#### Description of the task:
Skip the pictures and quote all of the lines exactly.

#### Supplied information:

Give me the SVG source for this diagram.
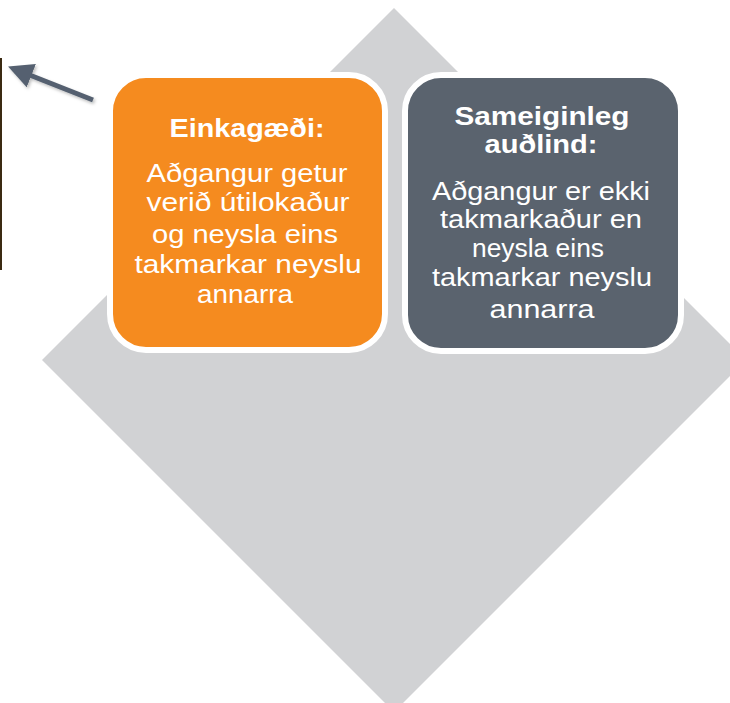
<svg xmlns="http://www.w3.org/2000/svg" width="730" height="703" viewBox="0 0 730 703">
<defs>
<style>
.t{font-family:"Liberation Sans",Arial,sans-serif;fill:#ffffff;text-anchor:middle;font-size:25px}
.b{font-weight:bold}
</style>
<marker id="ah" markerWidth="5" markerHeight="5" refX="2" refY="2.5" orient="auto" markerUnits="strokeWidth">
<path d="M0,0 L5,2.5 L0,5 Z" fill="#556170"/>
</marker>
<filter id="sh" x="-20%" y="-50%" width="140%" height="200%">
<feDropShadow dx="1.5" dy="2" stdDeviation="1.5" flood-color="#000" flood-opacity="0.25"/>
</filter>
</defs>
<rect width="730" height="703" fill="#ffffff"/>
<polygon id="diamond" points="394,8 746,360 394,712 42,360" fill="#D1D2D4"/>
<rect id="edge" x="0" y="58" width="2" height="212" fill="#3b2a12"/>
<g id="connectors">
<line x1="93" y1="100" x2="22" y2="72" stroke="#556170" stroke-width="5" marker-end="url(#ah)" filter="url(#sh)"/>
</g>
<g id="private">
<rect x="110" y="75" width="275" height="275" rx="36" fill="#F58B1F" stroke="#ffffff" stroke-width="6"/>
<text class="t b" x="247" y="137" textLength="155" lengthAdjust="spacingAndGlyphs">Einkagæði:</text>
<text class="t" x="247" y="182" textLength="201" lengthAdjust="spacingAndGlyphs">Aðgangur  getur</text>
<text class="t" x="248" y="211" textLength="203" lengthAdjust="spacingAndGlyphs">verið útilokaður</text>
<text class="t" x="245" y="243" textLength="186" lengthAdjust="spacingAndGlyphs">og neysla eins</text>
<text class="t" x="248" y="273" textLength="227" lengthAdjust="spacingAndGlyphs">takmarkar neyslu</text>
<text class="t" x="245" y="303" textLength="96" lengthAdjust="spacingAndGlyphs">annarra</text>
</g>
<g id="common">
<rect x="405" y="75" width="276" height="276" rx="36" fill="#5A636E" stroke="#ffffff" stroke-width="6"/>
<text class="t b" x="542" y="125" textLength="175" lengthAdjust="spacingAndGlyphs">Sameiginleg</text>
<text class="t b" x="541" y="153" textLength="113" lengthAdjust="spacingAndGlyphs">auðlind:</text>
<text class="t" x="541" y="200" textLength="218" lengthAdjust="spacingAndGlyphs">Aðgangur  er ekki</text>
<text class="t" x="541" y="228" textLength="202" lengthAdjust="spacingAndGlyphs">takmarkaður en</text>
<text class="t" x="538" y="257" textLength="132" lengthAdjust="spacingAndGlyphs">neysla eins</text>
<text class="t" x="542" y="286" textLength="220" lengthAdjust="spacingAndGlyphs">takmarkar neyslu</text>
<text class="t" x="542" y="318" textLength="105" lengthAdjust="spacingAndGlyphs">annarra</text>
</g>
</svg>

#### Response to the task:
Give me the SVG source for this diagram.
<svg xmlns="http://www.w3.org/2000/svg" width="730" height="703" viewBox="0 0 730 703">
<defs>
<style>
.t{font-family:"Liberation Sans",Arial,sans-serif;fill:#ffffff;text-anchor:middle;font-size:25px}
.b{font-weight:bold}
</style>
<marker id="ah" markerWidth="5" markerHeight="5" refX="2" refY="2.5" orient="auto" markerUnits="strokeWidth">
<path d="M0,0 L5,2.5 L0,5 Z" fill="#556170"/>
</marker>
<filter id="sh" x="-20%" y="-50%" width="140%" height="200%">
<feDropShadow dx="1.5" dy="2" stdDeviation="1.5" flood-color="#000" flood-opacity="0.25"/>
</filter>
</defs>
<rect width="730" height="703" fill="#ffffff"/>
<polygon id="diamond" points="394,8 746,360 394,712 42,360" fill="#D1D2D4"/>
<rect id="edge" x="0" y="58" width="2" height="212" fill="#3b2a12"/>
<g id="connectors">
<line x1="93" y1="100" x2="22" y2="72" stroke="#556170" stroke-width="5" marker-end="url(#ah)" filter="url(#sh)"/>
</g>
<g id="private">
<rect x="110" y="75" width="275" height="275" rx="36" fill="#F58B1F" stroke="#ffffff" stroke-width="6"/>
<text class="t b" x="247" y="137" textLength="155" lengthAdjust="spacingAndGlyphs">Einkagæði:</text>
<text class="t" x="247" y="182" textLength="201" lengthAdjust="spacingAndGlyphs">Aðgangur  getur</text>
<text class="t" x="248" y="211" textLength="203" lengthAdjust="spacingAndGlyphs">verið útilokaður</text>
<text class="t" x="245" y="243" textLength="186" lengthAdjust="spacingAndGlyphs">og neysla eins</text>
<text class="t" x="248" y="273" textLength="227" lengthAdjust="spacingAndGlyphs">takmarkar neyslu</text>
<text class="t" x="245" y="303" textLength="96" lengthAdjust="spacingAndGlyphs">annarra</text>
</g>
<g id="common">
<rect x="405" y="75" width="276" height="276" rx="36" fill="#5A636E" stroke="#ffffff" stroke-width="6"/>
<text class="t b" x="542" y="125" textLength="175" lengthAdjust="spacingAndGlyphs">Sameiginleg</text>
<text class="t b" x="541" y="153" textLength="113" lengthAdjust="spacingAndGlyphs">auðlind:</text>
<text class="t" x="541" y="200" textLength="218" lengthAdjust="spacingAndGlyphs">Aðgangur  er ekki</text>
<text class="t" x="541" y="228" textLength="202" lengthAdjust="spacingAndGlyphs">takmarkaður en</text>
<text class="t" x="538" y="257" textLength="132" lengthAdjust="spacingAndGlyphs">neysla eins</text>
<text class="t" x="542" y="286" textLength="220" lengthAdjust="spacingAndGlyphs">takmarkar neyslu</text>
<text class="t" x="542" y="318" textLength="105" lengthAdjust="spacingAndGlyphs">annarra</text>
</g>
</svg>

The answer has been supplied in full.